Last Spring I wrote a series of articles on interesting paradoxes in mathematics and logic, and based on the response from several correspondents these were relatively well received. It would seem that many of my readers quite enjoy these thought provoking problems, and spent enjoyable hours contemplating their complexities.

And so I thought I would write another one today, just to give my reader more to ponder this week.

Today's topic is known by many names, but is usually referred to as "The Envelope Paradox". I first learned of this one in a lecture by Raymond Smullyan, although I am not sure who originally proposed it. 

Suppose you are shown a table on which there are two sealed envelopes. They both contain sums of money, although you are not told the amounts. All you are told is that one of them contains twice as much as the other, but not how much or which is the greater sum. You are allowed to select one envelope and open it. 

You are then given the choice of swapping envelopes or keeping the one you originally chose. Whichever envelope you end up with, you get to keep the money. So should you swap or not?

Consider the probabilities.
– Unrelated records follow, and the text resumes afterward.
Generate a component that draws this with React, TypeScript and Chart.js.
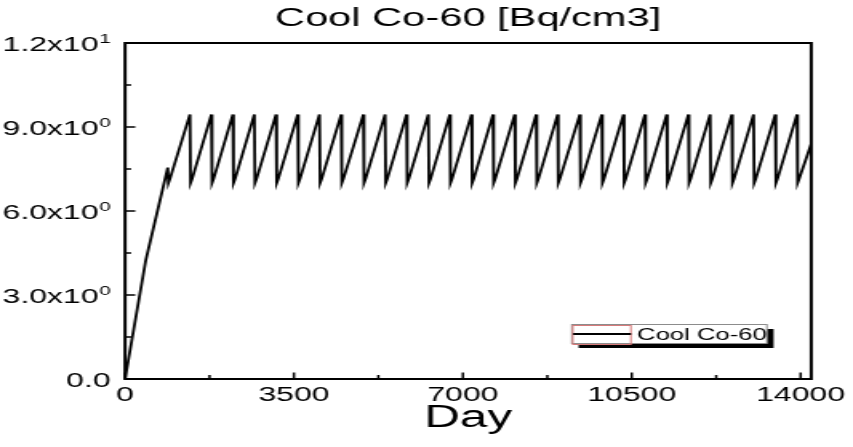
import React, { useEffect, useRef } from "react";
import { Chart, registerables } from "chart.js";

Chart.register(...registerables);

// ---------- data ----------
const chartTitle = "Cool Co-60 [Bq/cm3]";
const seriesName = "Cool Co-60";
const xAxisTitle = "Day";

const dayValues = [
  0, 430, 885, 898, 930,
  1345, 1357, 1390,
  1790, 1802, 1835,
  2235, 2247, 2280,
  2680, 2692, 2725,
  3130, 3142, 3175,
  3580, 3592, 3625,
  4030, 4042, 4075,
  4480, 4492, 4525,
  4940, 4952, 4985,
  5390, 5402, 5435,
  5835, 5847, 5880,
  6285, 6297, 6330,
  6730, 6742, 6775,
  7180, 7192, 7225,
  7625, 7637, 7670,
  8075, 8087, 8120,
  8520, 8532, 8565,
  8965, 8977, 9010,
  9425, 9437, 9470,
  9880, 9892, 9925,
  10330, 10342, 10375,
  10775, 10787, 10820,
  11225, 11237, 11270,
  11675, 11687, 11720,
  12125, 12137, 12170,
  12575, 12587, 12620,
  13025, 13037, 13070,
  13475, 13487, 13520,
  13925, 13937, 13970,
  14220,
];

const activityValues = [
  0, 4.25, 7.55, 7.0, 7.15,
  9.45, 7.0, 7.15,
  9.45, 7.0, 7.15,
  9.45, 7.0, 7.15,
  9.45, 7.0, 7.15,
  9.45, 7.0, 7.15,
  9.45, 7.0, 7.15,
  9.45, 7.0, 7.15,
  9.45, 7.0, 7.15,
  9.45, 7.0, 7.15,
  9.45, 7.0, 7.15,
  9.45, 7.0, 7.15,
  9.45, 7.0, 7.15,
  9.45, 7.0, 7.15,
  9.45, 7.0, 7.15,
  9.45, 7.0, 7.15,
  9.45, 7.0, 7.15,
  9.45, 7.0, 7.15,
  9.45, 7.0, 7.15,
  9.45, 7.0, 7.15,
  9.45, 7.0, 7.15,
  9.45, 7.0, 7.15,
  9.45, 7.0, 7.15,
  9.45, 7.0, 7.15,
  9.45, 7.0, 7.15,
  9.45, 7.0, 7.15,
  9.45, 7.0, 7.15,
  9.45, 7.0, 7.15,
  9.45, 7.0, 7.15,
  9.45, 7.0, 7.15,
  8.4,
];

const xTickValues = [0, 3500, 7000, 10500, 14000];
const xTickLabels = ["0", "3500", "7000", "10500", "14000"];
const xMinorTicks = [1750, 5250, 8750, 12250];
const yTickValues = [0, 3, 6, 9, 12];
const yTickMantissas = ["0.0", "3.0x10", "6.0x10", "9.0x10", "1.2x10"];
const yTickExponents = ["", "0", "0", "0", "1"];
const yMinorTicks = [1.5, 4.5, 7.5, 10.5];
const xMin = 0;
const xMax = 14220;
const yMin = 0;
const yMax = 12;

// ---------- layout ----------
const CSS_W = 853;
const CSS_H = 447;
const SX = 1.6; // horizontal stretch of the picture
const W = Math.round(CSS_W / SX);
const FONT = "'Liberation Sans', Arial, Helvetica, sans-serif";

const decorPlugin = {
  id: "decor",
  afterDatasetsDraw(chart: any) {
    const { ctx, chartArea: a, scales } = chart;
    const xs = scales.x;
    const ys = scales.y;
    ctx.save();
    // tick marks (inward)
    ctx.strokeStyle = "#000";
    ctx.lineWidth = 1.5;
    ctx.beginPath();
    yTickValues.forEach((v) => {
      const py = ys.getPixelForValue(v);
      ctx.moveTo(a.left, py);
      ctx.lineTo(a.left + 6.4, py);
    });
    yMinorTicks.forEach((v) => {
      const py = ys.getPixelForValue(v);
      ctx.moveTo(a.left, py);
      ctx.lineTo(a.left + 3.8, py);
    });
    xTickValues.forEach((v) => {
      const px = xs.getPixelForValue(v);
      ctx.moveTo(px, a.bottom);
      ctx.lineTo(px, a.bottom - 6.5);
    });
    xMinorTicks.forEach((v) => {
      const px = xs.getPixelForValue(v);
      ctx.moveTo(px, a.bottom);
      ctx.lineTo(px, a.bottom - 4);
    });
    ctx.stroke();
    // frame
    ctx.lineWidth = 2;
    ctx.strokeRect(a.left, a.top, a.right - a.left, a.bottom - a.top);

    // y tick labels with superscript exponents
    ctx.fillStyle = "#000";
    ctx.textBaseline = "alphabetic";
    ctx.textAlign = "right";
    const rightEdge = a.left - 9;
    yTickValues.forEach((v, i) => {
      const py = ys.getPixelForValue(v);
      const exp = yTickExponents[i];
      ctx.font = `13px ${FONT}`;
      const ew = exp ? ctx.measureText(exp).width : 0;
      if (exp) ctx.fillText(exp, rightEdge, py - 0.5);
      ctx.font = `20px ${FONT}`;
      ctx.fillText(yTickMantissas[i], rightEdge - ew - (exp ? 0.3 : 0), py + 7.5);
    });

    // legend
    const bx = 357.3;
    const by = 324;
    const bw = 121.9;
    const bh = 19;
    ctx.fillStyle = "#000";
    ctx.fillRect(bx + 4.2, by + 5, bw, bh);
    ctx.fillStyle = "#fff";
    ctx.fillRect(bx, by, bw, bh);
    ctx.lineWidth = 1;
    ctx.strokeStyle = "#8c8c8c";
    ctx.strokeRect(bx, by + 0.5, bw, bh);
    ctx.strokeStyle = "#d77a7a";
    ctx.strokeRect(bx + 0.6, by + 1.5, 36.3, bh);
    ctx.strokeStyle = "#000";
    ctx.lineWidth = 2;
    ctx.beginPath();
    ctx.moveTo(bx + 0.8, by + 10);
    ctx.lineTo(bx + 37, by + 10);
    ctx.stroke();
    ctx.fillStyle = "#000";
    ctx.textAlign = "left";
    ctx.font = `16px ${FONT}`;
    ctx.fillText(seriesName, bx + 40.8, by + 16);
    ctx.restore();
  },
};

export default function App() {
  const ref = useRef<HTMLCanvasElement | null>(null);

  useEffect(() => {
    document.body.style.margin = "0";
    const canvas = ref.current;
    if (!canvas) return;
    const points = dayValues.map((d, i) => ({ x: d, y: activityValues[i] }));
    const chart = new Chart(canvas, {
      type: "line",
      data: {
        datasets: [
          {
            label: seriesName,
            data: points,
            borderColor: "#000",
            backgroundColor: "#000",
            borderWidth: 1.8,
            pointRadius: 0,
            tension: 0,
            fill: false,
          },
        ],
      },
      options: {
        responsive: false,
        animation: false,
        devicePixelRatio: 1,
        layout: { padding: { left: 0, right: W - 817 / SX, top: 0, bottom: 0 } },
        plugins: {
          legend: { display: false },
          tooltip: { enabled: false },
          title: {
            display: true,
            text: chartTitle,
            fullSize: false,
            color: "#000",
            font: { family: FONT, size: 26, weight: "normal", lineHeight: 1.2 },
            padding: { top: 3, bottom: 8.8 },
          },
        },
        scales: {
          x: {
            type: "linear",
            min: xMin,
            max: xMax,
            grid: { display: false, drawTicks: false },
            border: { display: false },
            afterBuildTicks: (s: any) => {
              s.ticks = xTickValues.map((v) => ({ value: v }));
            },
            afterFit: (s: any) => {
              s.height = CSS_H - 379;
            },
            ticks: {
              autoSkip: false,
              maxRotation: 0,
              padding: 4.5,
              color: "#000",
              font: { family: FONT, size: 20 },
              callback: (_v: any, i: number) => xTickLabels[i],
            },
            title: {
              display: true,
              text: xAxisTitle,
              color: "#000",
              font: { family: FONT, size: 31 },
              padding: { top: 0, bottom: 10 },
            },
          },
          y: {
            type: "linear",
            min: yMin,
            max: yMax,
            grid: { display: false, drawTicks: false },
            border: { display: false },
            ticks: { display: false },
            afterFit: (s: any) => {
              s.width = 125 / SX;
            },
          },
        },
      },
      plugins: [decorPlugin],
    });
    return () => chart.destroy();
  }, []);

  return (
    <div style={{ width: CSS_W, height: CSS_H, background: "#fff" }}>
      <canvas
        ref={ref}
        width={W}
        height={CSS_H}
        style={{ width: `${CSS_W}px`, height: `${CSS_H}px`, display: "block" }}
      />
    </div>
  );
}
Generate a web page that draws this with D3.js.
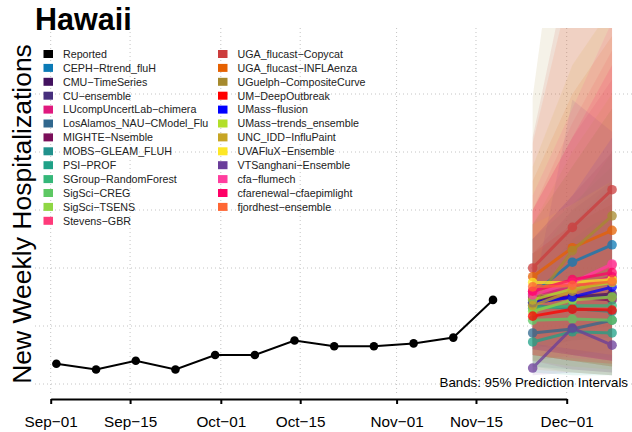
<!DOCTYPE html>
<html>
<head>
<meta charset="utf-8">
<script src="https://cdn.jsdelivr.net/npm/d3@7"></script>
<style>
    body { margin: 0; background: #fff; }
    svg { font-family: "Liberation Sans", Arial, sans-serif; }
</style>
</head>
<body>
<svg id="chart" width="632" height="432"></svg>
<script>
var reportedDates = ["2023-09-02", "2023-09-09", "2023-09-16", "2023-09-23", "2023-09-30", "2023-10-07",
    "2023-10-14", "2023-10-21", "2023-10-28", "2023-11-04", "2023-11-11", "2023-11-18"];
var reportedValues = [7, 5, 8, 5, 10, 10, 15, 13, 13, 14, 16, 29];

var forecastDates = ["2023-11-25", "2023-12-02", "2023-12-09"];

var modelNames = ["CEPH\u2212Rtrend_fluH", "CMU\u2212TimeSeries", "CU\u2212ensemble", "LUcompUncertLab\u2212chimera",
    "LosAlamos_NAU\u2212CModel_Flu", "MIGHTE\u2212Nsemble", "MOBS\u2212GLEAM_FLUH", "PSI\u2212PROF",
    "SGroup\u2212RandomForest", "SigSci\u2212CREG", "SigSci\u2212TSENS", "Stevens\u2212GBR",
    "UGA_flucast\u2212Copycat", "UGA_flucast\u2212INFLAenza", "UGuelph\u2212CompositeCurve", "UM\u2212DeepOutbreak",
    "UMass\u2212flusion", "UMass\u2212trends_ensemble", "UNC_IDD\u2212InfluPaint", "UVAFluX\u2212Ensemble",
    "VTSanghani\u2212Ensemble", "cfa\u2212flumech", "cfarenewal\u2212cfaepimlight", "fjordhest\u2212ensemble"];
var modelColors = ["#0B7AB6", "#43125F", "#472F7D", "#E0197E", "#31688E", "#7B0F5A", "#21918C", "#1FA187",
    "#35B779", "#5DC863", "#8FD744", "#FF3A7A", "#CC3D3D", "#E66101", "#A68A2E", "#FF0000",
    "#0000FF", "#B2DF2A", "#C7A524", "#FDE725", "#6A3D9A", "#FF3E9E", "#FF0066", "#FF6633"];

// medians for the three forecast weeks
var modelMedian = [[31, 42, 48], [29, 30, 31], [28, 30, 30], [31, 33, 37],
    [17.6, 19, 22], [30, 30, 29], [27, 26, 25], [14.5, 18, 17.6],
    [26, 27, 27], [22, 22.4, 22], [25, 29, 30], [32, 35, 41],
    [40, 54, 67], [37, 47, 53], [27.6, 46, 58], [23.4, 25.8, 25.5],
    [28, 30, 33.4], [29, 32.8, 35], [27, 32, 36], [35, 35, 36],
    [5.5, 19.3, 13.4], [30.7, 35, 41.4], [32, 36, 38.4], [33.5, 34, 35.3]];
var modelLower = [[12, 15, 16], [10, 8, 6], [12, 10, 8], [8, 5, 4],
    [6, 5, 4], [14, 10, 8], [10, 8, 6], [4, 3, 3],
    [12, 10, 9], [6, 4, 3], [8, 6, 5], [10, 8, 7],
    [15, 18, 20], [15, 16, 18], [8, 10, 12], [10, 8, 7],
    [12, 10, 8], [10, 8, 6], [5, 4, 3], [14, 12, 10],
    [3, 4, 3], [10, 9, 8], [12, 10, 8], [10, 8, 6]];
var modelUpper = [[55, 75, 95], [50, 65, 80], [45, 60, 70], [60, 85, 105],
    [40, 55, 70], [45, 55, 62], [50, 62, 75], [35, 50, 60],
    [45, 52, 58], [42, 60, 80], [55, 80, 100], [60, 90, 115],
    [85, 150, 200], [70, 100, 120], [99, 200, 300], [45, 55, 65],
    [50, 65, 85], [55, 75, 95], [75, 110, 130], [55, 62, 70],
    [30, 98, 87], [65, 95, 125], [60, 85, 110], [83, 140, 200]];

var tickDates = ["2023-09-01", "2023-09-15", "2023-10-01", "2023-10-15", "2023-11-01", "2023-11-15", "2023-12-01"];
var gridValues = [0, 20, 40, 60, 80, 100];

var parse = d3.utcParse("%Y-%m-%d");
var svg = d3.select("#chart");

var x = d3.scaleUtc().domain([parse("2023-09-01"), parse("2023-12-01")]).range([50.7, 566.7]),
    y = d3.scaleLinear().domain([0, 100]).range([384, 94]);

var plotTop = 28, plotBottom = 395, plotLeft = 35, plotRight = 632;

svg.append("clipPath").attr("id", "plotClip")
    .append("rect")
    .attr("x", plotLeft).attr("y", plotTop)
    .attr("width", plotRight - plotLeft).attr("height", plotBottom - plotTop);

// grid
var grid = svg.append("g")
    .attr("stroke", "#c4c4c4")
    .attr("stroke-width", 1)
    .attr("stroke-dasharray", "1,3");

grid.selectAll(".hgrid")
    .data(gridValues)
    .enter().append("line")
    .attr("class", "hgrid")
    .attr("x1", plotLeft).attr("x2", plotRight)
    .attr("y1", function (d) { return y(d); })
    .attr("y2", function (d) { return y(d); });

grid.selectAll(".vgrid")
    .data(tickDates)
    .enter().append("line")
    .attr("class", "vgrid")
    .attr("y1", plotTop).attr("y2", plotBottom)
    .attr("x1", function (d) { return x(parse(d)); })
    .attr("x2", function (d) { return x(parse(d)); });

// forecast data
var models = modelNames.map(function (name, i) {
    return {
        name: name,
        color: modelColors[i],
        points: forecastDates.map(function (f, j) {
            return { date: parse(f), med: modelMedian[i][j], lo: modelLower[i][j], hi: modelUpper[i][j] };
        })
    };
});

var band = d3.area()
    .x(function (d) { return x(d.date); })
    .y0(function (d) { return y(d.lo); })
    .y1(function (d) { return y(d.hi); });

var line = d3.line()
    .x(function (d) { return x(d.date); })
    .y(function (d) { return y(d.med); });

var plot = svg.append("g").attr("clip-path", "url(#plotClip)");

plot.selectAll(".band")
    .data(models)
    .enter().append("path")
    .attr("class", "band")
    .attr("d", function (d) { return band(d.points); })
    .attr("fill", function (d) { return d.color; })
    .attr("fill-opacity", 0.11);

// reported
var reported = reportedDates.map(function (d, i) {
    return { date: parse(d), med: reportedValues[i] };
});

plot.append("path")
    .attr("d", line(reported))
    .attr("fill", "none")
    .attr("stroke", "#000")
    .attr("stroke-width", 2);

plot.selectAll(".rep")
    .data(reported)
    .enter().append("circle")
    .attr("class", "rep")
    .attr("cx", function (d) { return x(d.date); })
    .attr("cy", function (d) { return y(d.med); })
    .attr("r", 4.3)
    .attr("fill", "#000");

var mg = plot.selectAll(".model")
    .data(models)
    .enter().append("g")
    .attr("class", "model")
    .attr("opacity", 0.75);

mg.append("path")
    .attr("d", function (d) { return line(d.points); })
    .attr("fill", "none")
    .attr("stroke", function (d) { return d.color; })
    .attr("stroke-width", 3);

mg.selectAll("circle")
    .data(function (d) { return d.points.map(function (p) { return { p: p, color: d.color }; }); })
    .enter().append("circle")
    .attr("cx", function (d) { return x(d.p.date); })
    .attr("cy", function (d) { return y(d.p.med); })
    .attr("r", 4.8)
    .attr("fill", function (d) { return d.color; });

// x axis
var xAxis = svg.append("g")
    .attr("transform", "translate(0,399)")
    .call(d3.axisBottom(x)
        .tickValues(tickDates.map(parse))
        .tickSizeInner(5)
        .tickSizeOuter(0)
        .tickPadding(12)
        .tickFormat(function (d) { return d3.utcFormat("%b")(d) + "\u2212" + d3.utcFormat("%d")(d); }));

xAxis.select(".domain").attr("stroke-width", 2);
xAxis.selectAll(".tick line").attr("stroke-width", 2);
xAxis.selectAll(".tick text")
    .attr("font-size", "15.3px")
    .attr("font-family", "Liberation Sans, Arial, sans-serif")
    .attr("fill", "#000");

// legend
var legendEntries = [{ name: "Reported", color: "#000000" }].concat(models);

var legend = svg.selectAll(".legend")
    .data(legendEntries)
    .enter().append("g")
    .attr("class", "legend")
    .attr("transform", function (d, i) {
        var col = i < 13 ? 0 : 1;
        var row = i < 13 ? i : i - 13;
        return "translate(" + (col === 0 ? 43.5 : 218) + "," + (54 + row * 13.9) + ")";
    });

legend.append("rect")
    .attr("x", 0).attr("y", -4)
    .attr("width", 9.5).attr("height", 8)
    .attr("fill", function (d) { return d.color; });

legend.append("text")
    .attr("x", 19.5)
    .attr("dy", "0.36em")
    .attr("font-size", "10.7px")
    .attr("fill", "#222")
    .text(function (d) { return d.name; });

// titles
svg.append("text")
    .attr("x", 35)
    .attr("y", 30)
    .attr("font-size", "30.5px")
    .attr("font-weight", "bold")
    .text("Hawaii");

svg.append("text")
    .attr("transform", "translate(30.5,214) rotate(-90)")
    .attr("text-anchor", "middle")
    .attr("font-size", "26.5px")
    .text("New Weekly Hospitalizations");

svg.append("text")
    .attr("x", 628)
    .attr("y", 387)
    .attr("text-anchor", "end")
    .attr("font-size", "13.3px")
    .text("Bands: 95% Prediction Intervals");
</script>
</body>
</html>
There is a 50% chance that your first choice was the smaller sum, in which case the other envelope has twice as much money in it. So if your envelope has N dollars, then swapping gains you another N dollars. There is also a 50% chance that you chose the larger sum, and the second envelope contains only half as much, or N/2 dollars. That means the expected gain of swapping envelopes is N/4 dollars. 

Except this argument is true regardless of which envelope you initially selected, and so it would seem that each envelope is better than the other, which is clearly a paradox. One choice must be better than the other, and yet the mathematics suggests that this is not so.

I will leave you to ponder this situation and its solution, primarily because the experts cannot agree on the solution (or even whether or not there is a solution). It is a curious puzzle, and one that is still the subject of much debate.